Oltre che un ritorno al genere d’inizio carriera e all’epoca prediletti, quella dell’adolescenza del regista, nel Signor Diavolo c’è anche il ritorno «all’idea del cinema che ci faceva indagare l’altrove», sottolinea Avati, «quel cinema che ci faceva immaginare il mistero, che si avventurava in tempi e luoghi diversi dall’eterno presente, costantemente al centro della produzione attuale centrata solo ed esclusivamente sulla commedia. In America non è così», incalza il regista, «non si ha timore di scandagliare il passato o il futuro e di tuffarsi nei generi. Non a caso negli Stati Uniti amano registi come Ruggero Deodato, Mario Bava o Lucio Fulci più di quanto li stimiamo noi. Senza andare lontano, prima di arrivare a Raicinema, il mio film ha subito il rifiuto di sei distributori, perché tutti si aspettavano la solita commedia. L’unico genere che continuiamo a frequentare In Italia, con cast ripetitivi e una panchina sempre più corta».
Avati ha scelto, invece, una storia controcorrente. Più che un film de paura, come si dice, è un film gotico. Più che un horror, una storia sinistra e ambigua. Soprattutto, una storia inquietante, che lascia aperti tanti interrogativi. «Si usa la definizione di gotico come sinonimo di horror, ma è sbagliato», distingue il regista. «Qualcuno si accontenta degli scricchiolii e delle porte che si aprono da sole, io no. Un’opera è gotica quando ai temi del bene e del male aggiunge la presenza del sacro. Io sono affezionato a queste tematiche. Sono cresciuto nella cultura della favola contadina e in un cristianesimo timoroso, preconciliare. Non come quello di oggi, che si preoccupa solo di essere rassicurante. I peccati sono solo quelli sociali e non a caso i sacerdoti si sono trasformati in psicologi o assistenti sociali. Io sono stato chierichetto quando i preti predicavano dal pulpito in alto, al centro delle chiese, per farsi sentire meglio. E parlavano del peccato, dell’inferno e del diavolo. Oggi non lo fa più nessuno, neanche il Papa. Ma, come dice Charles Baudelaire, la più grande astuzia del diavolo è proprio far credere di non esistere».

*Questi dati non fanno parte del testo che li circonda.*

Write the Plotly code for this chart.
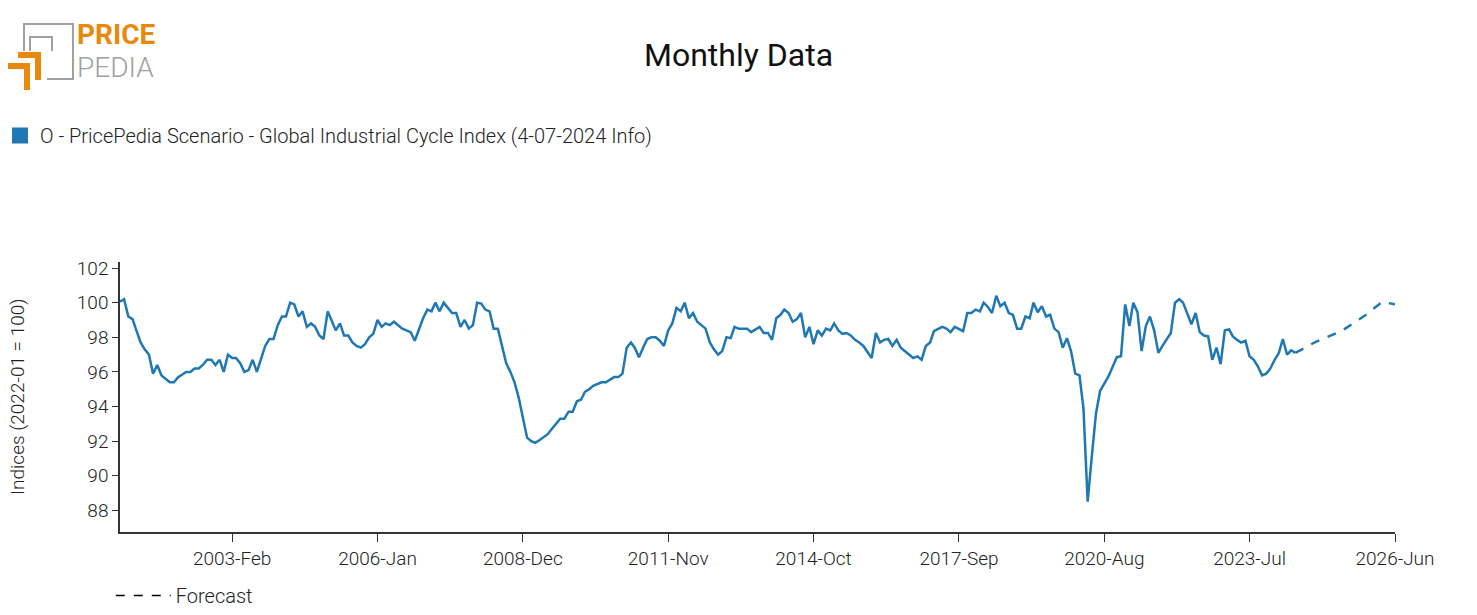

Oltre a Baudelaire, Il Signor Diavolo è figlio di tanti padri. «Di Giovannino Guareschi e don Camillo, e del suo piccolo mondo che questa volta ho ambientato in quella parte tra la laguna e il Po. E poi anche della pittura fiamminga. Soprattutto di un quadro in particolare con il quale sono cresciuto: I coniugi Arnolfini di Jan Van Eyck, che campeggiava alle spalle della scrivania prima di mio nonno, poi di mio padre. Se non lo conosce, vada a cercarlo su Google e poi mi dica se, con quella visione, con quei volti sempre davanti, non si cresce immersi nella paura».